The New York Times lauded Williams' scrutiny of the human species' "crimes against the planet," as well as her humor, and stated that "if Williams herself keeps writing fiction—ruthless, hilarious work that holds our human folly to the fire—the novel and the short story won’t perish anytime soon."[3]
The Guardian stated that "Williams displays the observational sensitivity and subtleness of less wayward masters of the genre."[4]
NPR concluded that "Williams is a flawless writer, and The Visiting Privilege is a perfect book, probably the best short story collection to come out in several years."[5]
Slate observed: "This is a decades-long stack of stories about people whose balance may never again tippy-toe on the ocean floor...A big book of aphorisms without morals, these are stories populated by a huge number of attractive dogs who do not fulfill their owners' happiness, by a truckbed’s worth of murdered cats."[6]

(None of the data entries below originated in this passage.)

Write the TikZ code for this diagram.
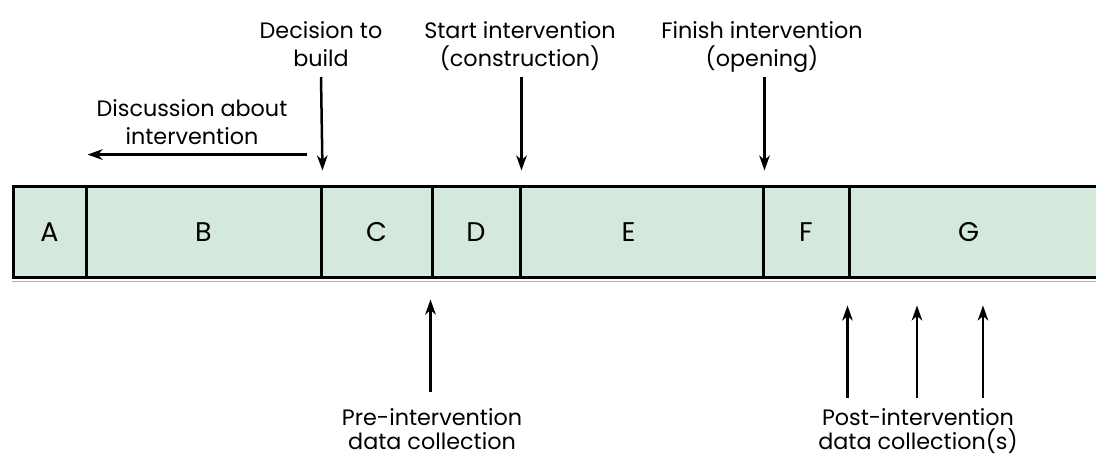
\documentclass[tikz,border=0pt]{standalone}
\usepackage{fontspec}
\setmainfont{Poppins}
\usetikzlibrary{arrows.meta,calc}
\definecolor{cellgreen}{HTML}{D5E8DC}
\begin{document}
\begin{tikzpicture}[x=1pt,y=-1pt,
  cell/.style={draw=black, line width=3pt, fill=cellgreen, minimum height=91pt,
    inner sep=0pt, font=\fontsize{27}{30}\selectfont},
  lbl/.style={align=center, inner sep=0pt, font=\fontsize{22.3}{28}\selectfont},
  lblb/.style={align=center, inner sep=0pt, font=\fontsize{22.3}{24.5}\selectfont},
  arr/.style={line width=2.5pt, -{Stealth[length=15pt,width=10.5pt,inset=4.5pt]}}]
\useasboundingbox (0,0) rectangle (1096,457);
\begin{scope}
\clip (0,0) rectangle (1096,457);
\node[cell, minimum width=73pt]  (A) at (49.5,232.5) {A};
\node[cell, minimum width=235pt] (B) at (203.5,232.5) {B};
\node[cell, minimum width=111pt] (C) at (376.5,232.5) {C};
\node[cell, minimum width=88pt]  (D) at (476,232.5) {D};
\node[cell, minimum width=243pt] (E) at (641.5,232.5) {E\kern26pt};
\node[cell, minimum width=86pt]  (F) at (806,232.5) {F};
\node[cell, minimum width=261pt] (G) at (979.5,232.5) {G\kern22pt};
\draw[gray!60, line width=1.5pt] ($(A.south west)+(0,2.2)$) -- ($(G.south east)+(0,2.2)$);
\end{scope}
% top labels
\node[lbl, anchor=north] (dec) at (321,21) {Decision to\\build};
\node[lbl, anchor=north] (start) at (520,21) {Start intervention\\(construction)};
\node[lbl, anchor=north] (fin) at (762,21) {Finish intervention\\(opening)};
\node[lbl, anchor=north] (disc) at (192,99) {Discussion about\\intervention};
% bottom labels
\node[lblb, anchor=north] (pre) at (432,408) {Pre-intervention\\data collection};
\node[lblb, anchor=north] (post) at (918,408) {Post-intervention\\data collection(s)};
% arrows down
\draw[arr] ($(dec.north)+(0,56)$) -- ($(B.north east)+(0,-15)$);
\draw[arr] ($(start.north -| D.north east)+(0,56)$) -- ($(D.north east)+(0,-15)$);
\draw[arr] ($(fin.north -| E.north east)+(0,56)$) -- ($(E.north east)+(0,-15)$);
% discussion arrow
\draw[arr] ($(disc.south -| B.north east)+(-16,10)$) -- ($(disc.south -| A.north east)+(0,10)$);
% arrows up
\draw[arr] ($(pre.north -| D.south west)+(0,-16)$) -- ($(D.south west)+(0,20)$);
\draw[arr] ($(post.north -| G.south west)+(0,-10)$) -- ($(G.south west)+(0,26)$);
\draw[arr] ($(post.north)+(-1,-10)$) -- ($(post.north |- G.south)+(-1,26)$);
\draw[arr] ($(post.north)+(65,-10)$) -- ($(post.north |- G.south)+(65,26)$);
\end{tikzpicture}
\end{document}
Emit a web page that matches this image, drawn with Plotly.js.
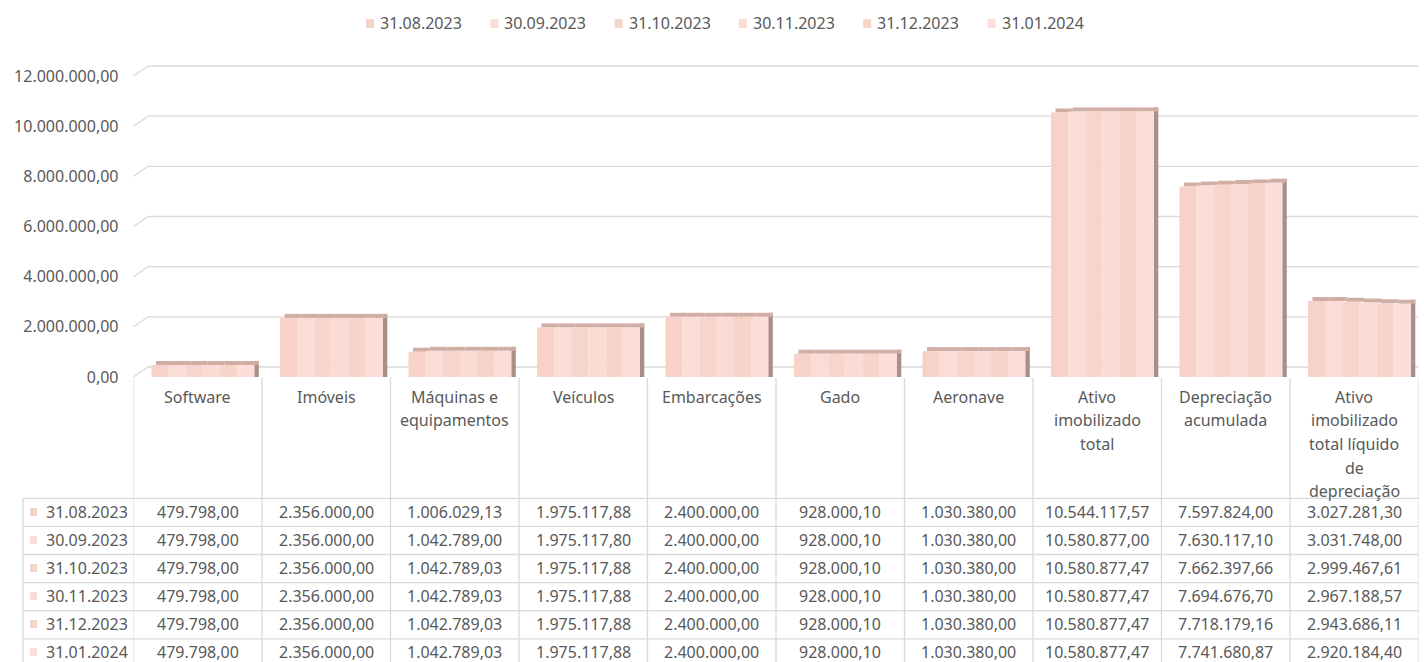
<!DOCTYPE html>
<html><head><meta charset="utf-8">
<script src="https://cdn.plot.ly/plotly-3.0.1.min.js"></script>
<style>html,body{margin:0;padding:0;background:#fff}#chart{width:1424px;height:662px}</style>
</head><body><div id="chart"></div>
<script>
const categories = ['Software','Imóveis','Máquinas e equipamentos','Veículos','Embarcações','Gado','Aeronave','Ativo imobilizado total','Depreciação acumulada','Ativo imobilizado total líquido de depreciação'];
const categoryLines = [['Software'],['Imóveis'],['Máquinas e','equipamentos'],['Veículos'],['Embarcações'],['Gado'],['Aeronave'],['Ativo','imobilizado','total'],['Depreciação','acumulada'],['Ativo','imobilizado','total líquido','de','depreciação']];
const seriesNames = ['31.08.2023','30.09.2023','31.10.2023','30.11.2023','31.12.2023','31.01.2024'];
const s_2023_08 = [479798.00, 2356000.00, 1006029.13, 1975117.88, 2400000.00, 928000.10, 1030380.00, 10544117.57, 7597824.00, 3027281.30];
const s_2023_09 = [479798.00, 2356000.00, 1042789.00, 1975117.80, 2400000.00, 928000.10, 1030380.00, 10580877.00, 7630117.10, 3031748.00];
const s_2023_10 = [479798.00, 2356000.00, 1042789.03, 1975117.88, 2400000.00, 928000.10, 1030380.00, 10580877.47, 7662397.66, 2999467.61];
const s_2023_11 = [479798.00, 2356000.00, 1042789.03, 1975117.88, 2400000.00, 928000.10, 1030380.00, 10580877.47, 7694676.70, 2967188.57];
const s_2023_12 = [479798.00, 2356000.00, 1042789.03, 1975117.88, 2400000.00, 928000.10, 1030380.00, 10580877.47, 7718179.16, 2943686.11];
const s_2024_01 = [479798.00, 2356000.00, 1042789.03, 1975117.88, 2400000.00, 928000.10, 1030380.00, 10580877.47, 7741680.87, 2920184.40];
const yTicks = [0, 2000000, 4000000, 6000000, 8000000, 10000000, 12000000];

const series = [s_2023_08, s_2023_09, s_2023_10, s_2023_11, s_2023_12, s_2024_01];
const frontColors = ['#f7d2c8','#f9ddd6','#f7d5cc','#fadcd5','#f7d3ca','#fbded7'];
const FONT = 'Noto Sans, DejaVu Sans, sans-serif';
const TXT = '#595959';
const GRID = '#d9d9d9';
const W = 0.8 / 6, START = -0.36, TOP = 160000;
const H = 662, PW = 1424;
const py = p => 1 - p / H;
const px = p => p / PW;
const Y_MAX = 12500000;

function fmt(v) {
  const parts = v.toFixed(2).split('.');
  return parts[0].replace(/\B(?=(\d{3})+(?!\d))/g, '.') + ',' + parts[1];
}

const traces = [];
// side faces
traces.push({type:'bar', x: categories, y: series[5].map(v => v + TOP),
  offset: 0.44, width: 0.035, marker:{color:'#a89089', line:{width:0}}, showlegend:false, hoverinfo:'skip'});
// top faces
series.forEach((s, i) => traces.push({type:'bar', x: categories, base: s, y: s.map(() => TOP),
  offset: START + i * W + 0.035, width: W, marker:{color:'#d0aea4', line:{width:0}}, showlegend:false, hoverinfo:'skip'}));
// front faces
series.forEach((s, i) => traces.push({type:'bar', x: categories, y: s, name: seriesNames[i],
  offset: START + i * W, width: W, marker:{color: frontColors[i], line:{width:0}}, showlegend:false, hoverinfo:'skip'}));

const annotations = [];
const shapes = [];
// legend (top)
seriesNames.forEach((n, i) => {
  const lx = 366 + 124.3 * i;
  shapes.push({type:'rect', xref:'paper', yref:'paper', x0: px(lx), x1: px(lx + 8), y0: py(19), y1: py(28),
    fillcolor: frontColors[i], line:{width:0}});
  annotations.push({xref:'paper', yref:'paper', x: px(lx + 12), y: py(23), text: n, showarrow:false,
    xanchor:'left', yanchor:'middle', font:{family:FONT, size:16, color:TXT}});
});
// category labels
categoryLines.forEach((lines, c) => lines.forEach((t, k) => annotations.push({
  xref:'x', yref:'paper', x: c, y: py(397 + 23.5 * k), text: t, showarrow:false,
  xanchor:'center', yanchor:'middle', font:{family:FONT, size:16, color:TXT}})));
// table rows
series.forEach((s, r) => {
  const yc = 512 + 28 * r;
  annotations.push({xref:'paper', yref:'paper', x: px(44), y: py(yc), text: seriesNames[r], showarrow:false,
    xanchor:'left', yanchor:'middle', font:{family:FONT, size:16, color:TXT}});
  shapes.push({type:'rect', xref:'paper', yref:'paper', x0: px(30), x1: px(37), y0: py(yc - 4), y1: py(yc + 4),
    fillcolor: frontColors[r], line:{width:0}});
  s.forEach((v, c) => annotations.push({xref:'x', yref:'paper', x: c, y: py(yc), text: fmt(v), showarrow:false,
    xanchor:'center', yanchor:'middle', font:{family:FONT, size:16, color:TXT}}));
});
// table lines
for (let k = 0; k <= categories.length; k++) {
  shapes.push({type:'line', xref:'x', yref:'paper', x0: k - 0.5, x1: k - 0.5, y0: py(378), y1: 0, line:{color:GRID, width:1.3}});
}
for (let r = 0; r <= series.length; r++) {
  const yl = 498.3 + 28.1 * r;
  shapes.push({type:'line', xref:'paper', yref:'paper', x0: px(23), x1: px(1418.5), y0: py(yl), y1: py(yl), line:{color:GRID, width:1.3}});
}
shapes.push({type:'line', xref:'paper', yref:'paper', x0: px(23), x1: px(23), y0: py(498.3), y1: 0, line:{color:GRID, width:1.3}});
// back-wall gridlines and their perspective diagonals
yTicks.forEach(v => {
  shapes.push({type:'line', layer:'below', xref:'paper', xsizemode:'pixel', xanchor: px(133.5),
    x0: 0, x1: 14.5, yref:'y', ysizemode:'pixel', yanchor: v, y0: 0, y1: 10, line:{color:GRID, width:1.3}});
  shapes.push({type:'line', layer:'below', xref:'paper', xsizemode:'pixel', xanchor: px(148),
    x0: 0, x1: 1270.5, yref:'y', ysizemode:'pixel', yanchor: v, y0: 10, y1: 10, line:{color:GRID, width:1.3}});
});

const yTopPx = 377 - (Y_MAX / 12000000) * 301;
const layout = {
  width: 1424, height: 662,
  margin:{l:0, r:0, t:0, b:0},
  paper_bgcolor:'#ffffff', plot_bgcolor:'#ffffff',
  separators: ',.',
  barmode:'overlay',
  hovermode:false,
  showlegend:false,
  xaxis:{domain:[px(133.5), px(1418.5)], type:'category', range:[-0.5, 9.5], showgrid:false, zeroline:false,
    showticklabels:false, showline:false, fixedrange:true},
  yaxis:{domain:[py(377), py(yTopPx)], range:[0, Y_MAX], tickvals: yTicks, tickformat:',.2f', showgrid:false,
    zeroline:false, showline:false, ticks:'', ticklabelstandoff: 14, tickfont:{family:FONT, size:16, color:TXT}, fixedrange:true},
  annotations, shapes
};
Plotly.newPlot('chart', traces, layout, {displayModeBar:false, staticPlot:true});
</script>
</body></html>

The Washington Post stated that "[Williams'] stories begin realistically enough, then permute into hallucinatory fairy tales, as grim as anything in Grimm, but also grimly funny."[7]
SFGate lauded Williams' craft, stating that "So distilled and sure are Williams' sentences that at first I only wanted to scribble 'oh!' in the margins. Seamlessly linked, precise, forceful, they spear the reading ear, piercing to hard, weird truth."[8]
Library Journal prefaced its review by saying that "Williams's award-winning fiction isn't for everyone" but found that the short stories included in the book could "attract new readers" through her examination of the human species.[9]